[Exercise task]: Print word for word the first line of the listing below and every line after it, through the line with "(651,221) -- (893,221);". Leave out the pictures and the rest.
###
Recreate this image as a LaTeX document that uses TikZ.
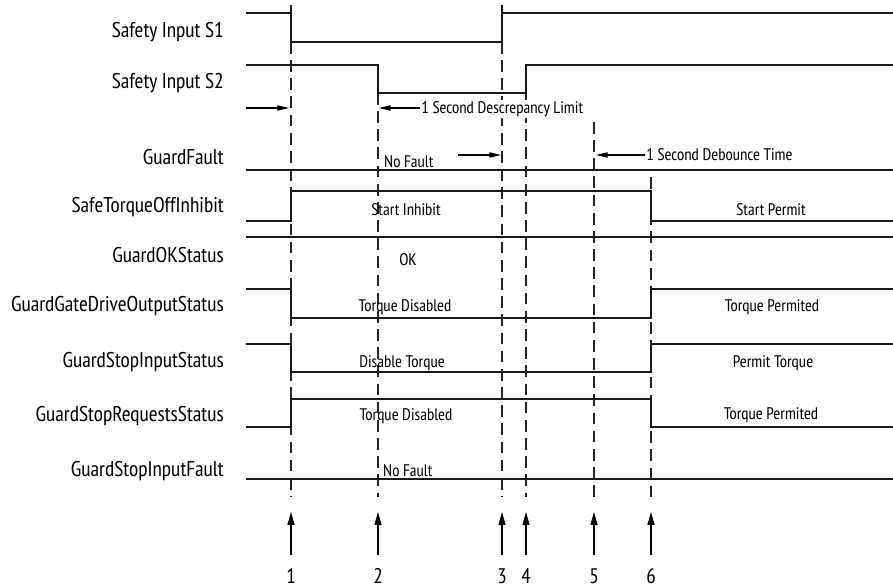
\documentclass[tikz,border=0pt]{standalone}
\usepackage{fontspec}
\setmainfont{PT Sans Narrow}
\usetikzlibrary{arrows.meta, positioning, calc}

\tikzset{
  sig/.style={line width=1.1pt, color=black!90},
  evline/.style={line width=0.9pt, color=black!85, dash pattern=on 10pt off 5.5pt},
  siglabel/.style={anchor=base east, inner sep=0pt, font=\fontsize{18.2}{20}\selectfont},
  state/.style={anchor=base, inner sep=0pt, font=\fontsize{14.3}{16}\selectfont},
  note/.style={anchor=base west, inner sep=1pt, fill=white, font=\fontsize{14.3}{16}\selectfont},
  evarrow/.style={line width=1pt, -{Triangle[length=11pt, width=6pt]}},
  span/.style={line width=0.9pt, -{Triangle[length=10pt, width=4.5pt]}}
}

\begin{document}
\begin{tikzpicture}[x=0.03cm, y=-0.03cm]
    \useasboundingbox (0,0) rectangle (893,588);

    % Event markers: dashed lines, arrows and numbers
    \foreach \x/\top/\n in {291/42/1, 378/93/2, 502/42/3, 526/93/4, 594/122/5, 651/177/6} {
        \draw[evline] (\x,\top) -- (\x,497);
        \coordinate (tail\n) at (\x,555);
        \coordinate (tip\n) at (\x,512);
        \draw[evarrow] (tail\n) -- (tip\n);
        \node[anchor=base, inner sep=0pt, font=\fontsize{18}{20}\selectfont] (num\n) at (\x,583) {\n};
    }

    % Signal names
    \node[siglabel] (lblS1)   at (224,37)  {Safety Input S1};
    \node[siglabel] (lblS2)   at (224,88)  {Safety Input S2};
    \node[siglabel] (lblGF)   at (224,164) {GuardFault};
    \node[siglabel] (lblSTO)  at (224,212) {SafeTorqueOffInhibit};
    \node[siglabel] (lblOK)   at (224,262) {GuardOKStatus};
    \node[siglabel] (lblGGD)  at (224,311) {GuardGateDriveOutputStatus};
    \node[siglabel] (lblGSI)  at (224,367) {GuardStopInputStatus};
    \node[siglabel] (lblGSR)  at (224,421) {GuardStopRequestsStatus};
    \node[siglabel] (lblGSF)  at (224,476) {GuardStopInputFault};

    % Safety Input S1
    \draw[sig] (246,13) -- (291,13) -- (291,42) -- (502,42) -- (502,13) -- (893,13);
    \draw[sig] (291,5) -- (291,13);
    \draw[sig] (502,5) -- (502,13);

    % Safety Input S2
    \draw[sig] (246,65) -- (378,65) -- (378,93) -- (526,93) -- (526,65) -- (893,65);

    % GuardFault
    \draw[sig] (246,170) -- (893,170);

    % SafeTorqueOffInhibit
    \draw[sig] (246,221) -- (291,221) -- (291,191) -- (651,191) -- (651,221) -- (893,221);

    % GuardOKStatus
    \draw[sig] (246,237) -- (893,237);

    % GuardGateDriveOutputStatus
    \draw[sig] (246,289) -- (291,289) -- (291,318) -- (651,318) -- (651,289) -- (893,289);

    % GuardStopInputStatus
    \draw[sig] (246,344) -- (291,344) -- (291,372) -- (651,372) -- (651,344) -- (893,344);

    % GuardStopRequestsStatus
    \draw[sig] (246,427) -- (291,427) -- (291,399) -- (651,399) -- (651,427) -- (893,427);

    % GuardStopInputFault
    \draw[sig] (246,479) -- (893,479);

    % Timing spans
    \coordinate (dlFrom) at (246,108);
    \coordinate (dlTo)   at (289,108);
    \draw[span] (dlFrom) -- (dlTo);
    \node[note] (dlText) at (420,113) {1 Second Descrepancy Limit};
    \coordinate (dlTip) at (379,108);
    \draw[span] (dlText.west |- dlTip) -- (dlTip);

    \coordinate (nfFrom) at (458,155);
    \coordinate (nfTo)   at (501,155);
    \draw[span] (nfFrom) -- (nfTo);
    \node[note] (dbText) at (645,160) {1 Second Debounce Time};
    \coordinate (dbTip) at (596,155);
    \draw[span] (dbText.west |- dbTip) -- (dbTip);

    % State texts
    \node[state, anchor=base west] (gfState)  at (384,167) {No Fault};
    \node[state] (stoOn)   at (406,215) {Start Inhibit};
    \node[state] (stoOff)  at (771,215) {Start Permit};
    \node[state] (okState) at (408,265) {OK};
    \node[state] (ggdOn)   at (405,311) {Torque Disabled};
    \node[state] (ggdOff)  at (772,311) {Torque Permited};
    \node[state] (gsiOn)   at (402,367) {Disable Torque};
    \node[state] (gsiOff)  at (773,367) {Permit Torque};
    \node[state] (gsrOn)   at (406,420) {Torque Disabled};
    \node[state] (gsrOff)  at (771,419) {Torque Permited};
    \node[state, anchor=base west] (gsfState) at (383,476) {No Fault};

\end{tikzpicture}
\end{document}
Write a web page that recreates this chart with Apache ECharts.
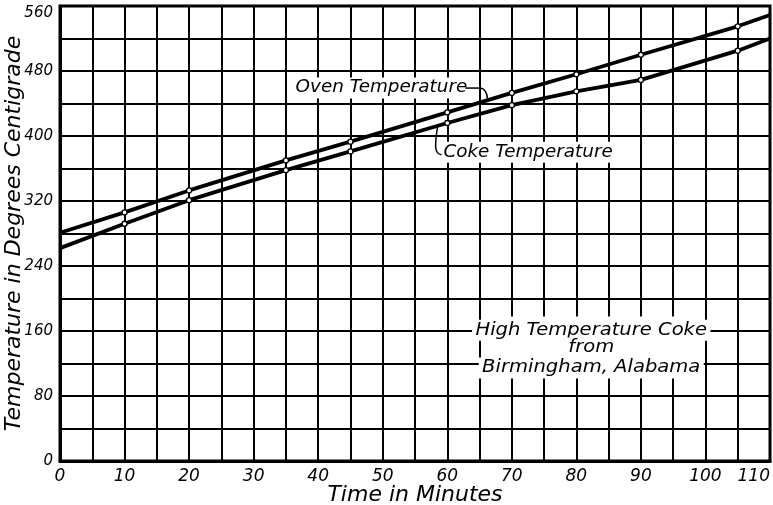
<!DOCTYPE html>
<html><head><meta charset="utf-8">
<script src="https://cdn.jsdelivr.net/npm/echarts@6/dist/echarts.min.js"></script>
<style>html,body{margin:0;padding:0;background:#fff}#c{width:773px;height:505px}</style>
</head><body><div id="c"></div>
<script>
const minutes = [0, 10, 20, 35, 45, 60, 70, 80, 90, 105, 110];
const ovenTemp = [281, 306, 333, 370, 393, 429, 453, 476, 500, 535, 549];
const cokeTemp = [262, 292, 321, 358, 381, 416, 438, 455, 469, 505, 520];
const xTickLabels = [0, 10, 20, 30, 40, 50, 60, 70, 80, 90, 100, 110];
const yTickLabels = [0, 80, 160, 240, 320, 400, 480, 560];
const boxLines = ['High Temperature Coke', 'from', 'Birmingham, Alabama'];

const FONT = 'DejaVu Sans';
const chart = echarts.init(document.getElementById('c'));
const last = minutes.length - 1;
function mk(vals) {
  return minutes.map((m, i) => ({
    value: [m, vals[i]],
    symbol: (i === 0 || i === last) ? 'none' : 'circle'
  }));
}
const lineSeries = (name, vals) => ({
  name, type: 'line', data: mk(vals), z: 5,
  symbolSize: 5, showAllSymbol: true,
  lineStyle: { color: '#000', width: 3.8 },
  itemStyle: { color: '#fff', borderColor: '#000', borderWidth: 1.3 }
});
chart.setOption({
  animation: false,
  backgroundColor: '#fff',
  grid: { left: 60, right: 3, top: 6, bottom: 44, containLabel: false, outerBoundsMode: 'none',
    show: true, borderColor: '#000', borderWidth: 3, backgroundColor: 'transparent' },
  xAxis: {
    type: 'value', min: 0, max: 110, interval: 5,
    name: 'Time in Minutes', nameLocation: 'middle', nameGap: 23, nameMoveOverlap: false,
    nameTextStyle: { fontFamily: FONT, fontStyle: 'italic', fontSize: 22, color: '#000' },
    axisLine: { show: true, lineStyle: { color: '#000', width: 3 } },
    axisTick: { show: false },
    splitLine: { show: true, lineStyle: { color: '#000', width: 2 } },
    axisLabel: {
      fontFamily: FONT, fontStyle: 'italic', fontSize: 17, color: '#000', margin: 7,
      alignMaxLabel: 'right',
      formatter: v => xTickLabels.includes(v) ? String(v) : ''
    }
  },
  yAxis: {
    type: 'value', min: 0, max: 560, interval: 40,
    name: 'Temperature in Degrees Centigrade', nameLocation: 'middle', nameGap: 35, nameMoveOverlap: false,
    nameTextStyle: { fontFamily: FONT, fontStyle: 'italic', fontSize: 22, color: '#000' },
    axisLine: { show: true, lineStyle: { color: '#000', width: 3 } },
    axisTick: { show: false },
    splitLine: { show: true, lineStyle: { color: '#000', width: 2 } },
    axisLabel: {
      fontFamily: FONT, fontStyle: 'italic', fontSize: 15, color: '#000', margin: 7,
      verticalAlignMaxLabel: 'top',
      formatter: v => yTickLabels.includes(v) ? String(v) : ''
    }
  },
  series: [lineSeries('Oven Temperature', ovenTemp), lineSeries('Coke Temperature', cokeTemp)]
});

function px(x, y) { return chart.convertToPixel({ gridIndex: 0 }, [x, y]); }
const txt = (p, text, align, sx) => ({
  type: 'text', z: 50, x: p[0], y: p[1], scaleX: sx,
  style: { text, fontFamily: FONT, fontStyle: 'italic', fontSize: 17, fill: '#000',
    align: align || 'left', verticalAlign: 'middle', backgroundColor: '#fff', padding: [2, 3] }
});
const stroke = { stroke: '#000', lineWidth: 1.5, fill: null };
const oT = px(36.0, 459), cT = px(58.9, 380);
const oA = px(62.8, 459), oB = px(66.2, 446);
const cA = px(59.1, 377), cB = px(58.5, 412);
const b1 = px(65.4, 178), b2 = px(99.6, 106);
const g = [
  { type: 'rect', z: 40, shape: { x: b1[0], y: b1[1], width: b2[0] - b1[0], height: b2[1] - b1[1] }, style: { fill: '#fff' } },
  txt(oT, 'Oven Temperature', 'left', 1.08),
  txt(cT, 'Coke Temperature', 'left', 1.08),
  { type: 'line', z: 51, shape: { x1: oA[0], y1: oA[1], x2: oB[0] - 8, y2: oA[1] }, style: stroke },
  { type: 'bezierCurve', z: 51, shape: { x1: oB[0] - 8, y1: oA[1], cpx1: oB[0] - 2, cpy1: oA[1], cpx2: oB[0], cpy2: oA[1] + 6, x2: oB[0], y2: oB[1] }, style: stroke },
  { type: 'bezierCurve', z: 51, shape: { x1: cA[0], y1: cA[1], cpx1: cA[0] - 7, cpy1: cA[1] - 1, cpx2: cA[0] - 7, cpy2: cA[1] - 8, x2: cB[0], y2: cB[1] }, style: stroke }
];
const ys = [161, 139, 114.5];
boxLines.forEach((t, i) => { g.push(txt(px(82.3, ys[i]), t, 'center', 1.15)); });
chart.setOption({ graphic: g });
</script></body></html>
###
[Final result]:
Recreate this image as a LaTeX document that uses TikZ.
\documentclass[tikz,border=0pt]{standalone}
\usepackage{fontspec}
\setmainfont{PT Sans Narrow}
\usetikzlibrary{arrows.meta, positioning, calc}

\tikzset{
  sig/.style={line width=1.1pt, color=black!90},
  evline/.style={line width=0.9pt, color=black!85, dash pattern=on 10pt off 5.5pt},
  siglabel/.style={anchor=base east, inner sep=0pt, font=\fontsize{18.2}{20}\selectfont},
  state/.style={anchor=base, inner sep=0pt, font=\fontsize{14.3}{16}\selectfont},
  note/.style={anchor=base west, inner sep=1pt, fill=white, font=\fontsize{14.3}{16}\selectfont},
  evarrow/.style={line width=1pt, -{Triangle[length=11pt, width=6pt]}},
  span/.style={line width=0.9pt, -{Triangle[length=10pt, width=4.5pt]}}
}

\begin{document}
\begin{tikzpicture}[x=0.03cm, y=-0.03cm]
    \useasboundingbox (0,0) rectangle (893,588);

    % Event markers: dashed lines, arrows and numbers
    \foreach \x/\top/\n in {291/42/1, 378/93/2, 502/42/3, 526/93/4, 594/122/5, 651/177/6} {
        \draw[evline] (\x,\top) -- (\x,497);
        \coordinate (tail\n) at (\x,555);
        \coordinate (tip\n) at (\x,512);
        \draw[evarrow] (tail\n) -- (tip\n);
        \node[anchor=base, inner sep=0pt, font=\fontsize{18}{20}\selectfont] (num\n) at (\x,583) {\n};
    }

    % Signal names
    \node[siglabel] (lblS1)   at (224,37)  {Safety Input S1};
    \node[siglabel] (lblS2)   at (224,88)  {Safety Input S2};
    \node[siglabel] (lblGF)   at (224,164) {GuardFault};
    \node[siglabel] (lblSTO)  at (224,212) {SafeTorqueOffInhibit};
    \node[siglabel] (lblOK)   at (224,262) {GuardOKStatus};
    \node[siglabel] (lblGGD)  at (224,311) {GuardGateDriveOutputStatus};
    \node[siglabel] (lblGSI)  at (224,367) {GuardStopInputStatus};
    \node[siglabel] (lblGSR)  at (224,421) {GuardStopRequestsStatus};
    \node[siglabel] (lblGSF)  at (224,476) {GuardStopInputFault};

    % Safety Input S1
    \draw[sig] (246,13) -- (291,13) -- (291,42) -- (502,42) -- (502,13) -- (893,13);
    \draw[sig] (291,5) -- (291,13);
    \draw[sig] (502,5) -- (502,13);

    % Safety Input S2
    \draw[sig] (246,65) -- (378,65) -- (378,93) -- (526,93) -- (526,65) -- (893,65);

    % GuardFault
    \draw[sig] (246,170) -- (893,170);

    % SafeTorqueOffInhibit
    \draw[sig] (246,221) -- (291,221) -- (291,191) -- (651,191) -- (651,221) -- (893,221);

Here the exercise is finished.